-- Data block --
--------------------
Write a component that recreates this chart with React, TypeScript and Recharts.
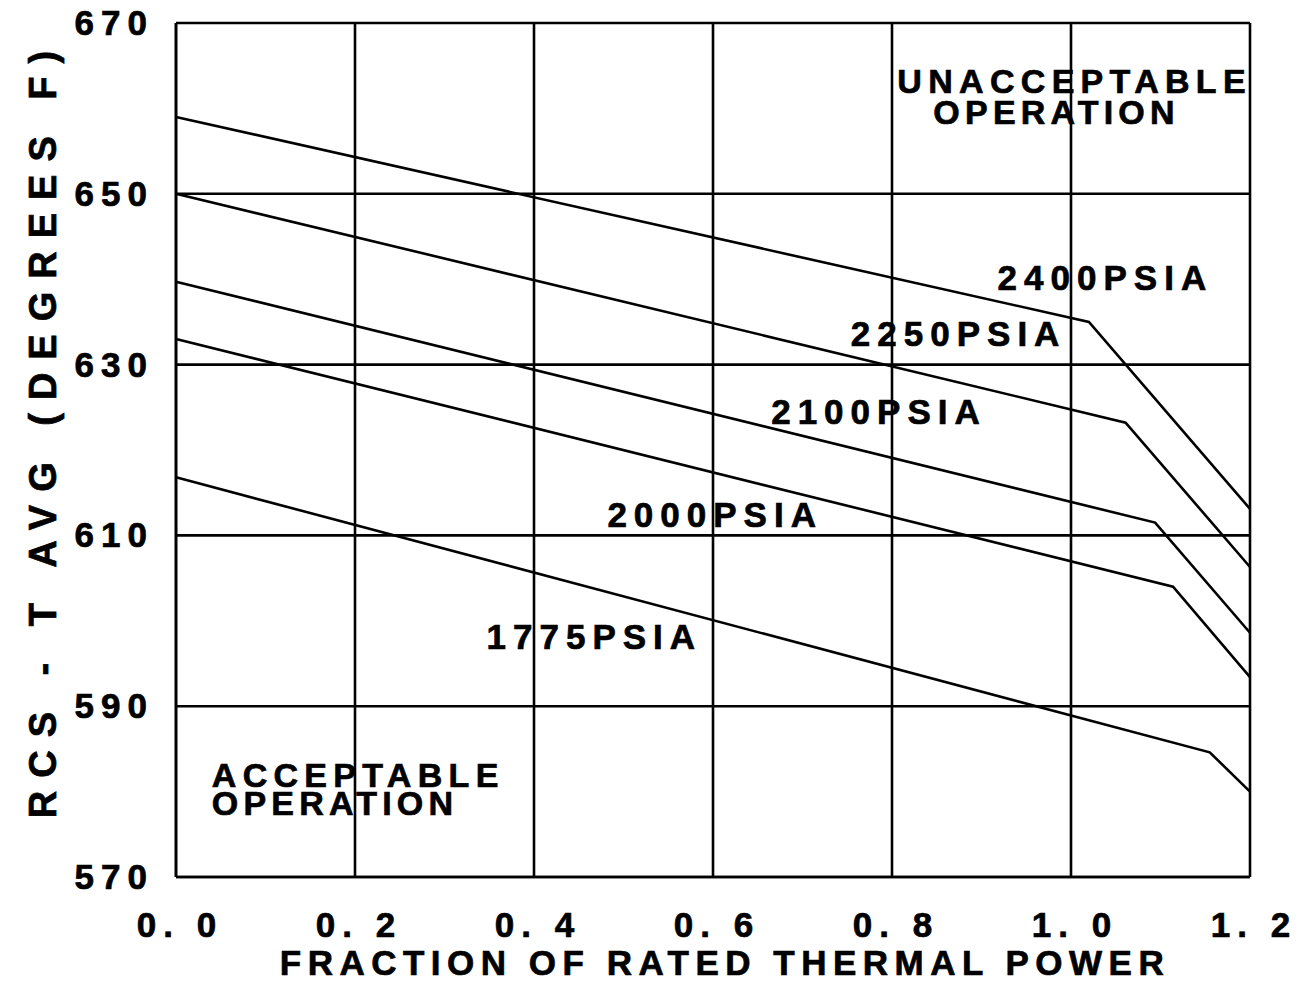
import { LineChart, Line, XAxis, YAxis, CartesianGrid, ReferenceDot } from 'recharts';

// breakpoints of each pressure curve: fraction of rated thermal power -> Tavg (deg F)
const p2400X = [0, 1.02, 1.2];
const p2400Y = [659, 635, 613.1];
const p2250X = [0, 1.061, 1.2];
const p2250Y = [650, 623.2, 606.3];
const p2100X = [0, 1.094, 1.2];
const p2100Y = [639.7, 611.5, 598.6];
const p2000X = [0, 1.114, 1.2];
const p2000Y = [633, 604, 593.4];
const p1775X = [0, 1.155, 1.2];
const p1775Y = [616.8, 584.6, 580];

const xTicks = [0, 0.2, 0.4, 0.6, 0.8, 1.0, 1.2];
const yTicks = [570, 590, 610, 630, 650, 670];

const toRows = (xs: number[], ys: number[]) => xs.map((x, i) => ({ x, y: ys[i] }));

const series = [
  { name: '2400PSIA', data: toRows(p2400X, p2400Y) },
  { name: '2250PSIA', data: toRows(p2250X, p2250Y) },
  { name: '2100PSIA', data: toRows(p2100X, p2100Y) },
  { name: '2000PSIA', data: toRows(p2000X, p2000Y) },
  { name: '1775PSIA', data: toRows(p1775X, p1775Y) },
];

// curve labels, anchored at left end of baseline
const curveNotes = [
  { text: '2400PSIA', x: 0.918, y: 638.7 },
  { text: '2250PSIA', x: 0.754, y: 632.2 },
  { text: '2100PSIA', x: 0.665, y: 623.0 },
  { text: '2000PSIA', x: 0.482, y: 611.0 },
  { text: '1775PSIA', x: 0.347, y: 596.7 },
];

// region labels (two lines each)
const regionNotes = [
  { first: 'UNACCEPTABLE', second: 'OPERATION', x: 0.806, y: 661.8, dx2: 36, dy2: 31 },
  { first: 'ACCEPTABLE', second: 'OPERATION', x: 0.04, y: 580.5, dx2: 0, dy2: 28 },
];

const font = '"Liberation Sans", Arial, Helvetica, sans-serif';
const ink = { fill: '#000', stroke: '#000', strokeWidth: 0.7, fontFamily: font, fontWeight: 'bold' as const };

const YTick = ({ x, y, payload }: any) => (
  <text x={x} y={y} dy={12} textAnchor="end" fontSize={35} letterSpacing={7} {...ink}>
    {payload.value}
  </text>
);

const XTick = ({ x, y, payload }: any) => (
  <text x={x + 4} y={y + 58} textAnchor="middle" fontSize={35} letterSpacing={7} {...ink}>
    {Number(payload.value).toFixed(1).replace('.', '. ')}
  </text>
);

export default function App() {
  return (
    <div style={{ marginTop: -8 }}>
      <LineChart width={1290} height={983} margin={{ top: 23, right: 48, bottom: 0, left: 0 }}>
        <CartesianGrid stroke="#000" strokeWidth={2.6} />
        <XAxis
          type="number"
          dataKey="x"
          domain={[0, 1.2]}
          ticks={xTicks}
          height={106}
          tickLine={false}
          tickSize={0}
          tick={<XTick />}
          axisLine={{ stroke: '#000', strokeWidth: 2.6 }}
          label={{
            content: ({ viewBox }: any) => (
              <text
                x={viewBox.x + viewBox.width / 2 + 12}
                y={viewBox.y + 98}
                textAnchor="middle"
                fontSize={35}
                letterSpacing={6.5}
                {...ink}
              >
                FRACTION OF RATED THERMAL POWER
              </text>
            ),
          }}
        />
        <YAxis
          type="number"
          domain={[570, 670]}
          ticks={yTicks}
          width={168}
          tickLine={false}
          tickSize={0}
          tickMargin={22}
          tick={<YTick />}
          axisLine={{ stroke: '#000', strokeWidth: 2.6 }}
          label={{
            content: () => (
              <text
                x={34}
                y={428}
                dy={14}
                transform="rotate(-90, 34, 428)"
                textAnchor="middle"
                fontSize={38}
                letterSpacing={13}
                {...ink}
              >
                RCS - T AVG (DEGREES F)
              </text>
            ),
          }}
        />
        {series.map((s) => (
          <Line
            key={s.name}
            data={s.data}
            dataKey="y"
            type="linear"
            stroke="#000"
            strokeWidth={2.6}
            dot={false}
            isAnimationActive={false}
          />
        ))}
        {curveNotes.map((n) => (
          <ReferenceDot
            key={n.text}
            x={n.x}
            y={n.y}
            r={0}
            shape={(p: any) => (
              <text x={p.cx} y={p.cy} fontSize={35} letterSpacing={7} {...ink}>
                {n.text}
              </text>
            )}
          />
        ))}
        {regionNotes.map((n) => (
          <ReferenceDot
            key={n.first}
            x={n.x}
            y={n.y}
            r={0}
            shape={(p: any) => (
              <text x={p.cx} y={p.cy} fontSize={34} letterSpacing={6.3} {...ink}>
                <tspan x={p.cx}>{n.first}</tspan>
                <tspan x={p.cx + n.dx2} dy={n.dy2} letterSpacing={5.2}>
                  {n.second}
                </tspan>
              </text>
            )}
          />
        ))}
      </LineChart>
    </div>
  );
}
--------------------
-- Task brief --
Omitting all pictures, restate exactly the lines of the material from its start through the line that contains "YAxis, CartesianGrid, ReferenceDot".

-- Correct output --
Write a component that recreates this chart with React, TypeScript and Recharts.
import { LineChart, Line, XAxis, YAxis, CartesianGrid, ReferenceDot } from 'recharts';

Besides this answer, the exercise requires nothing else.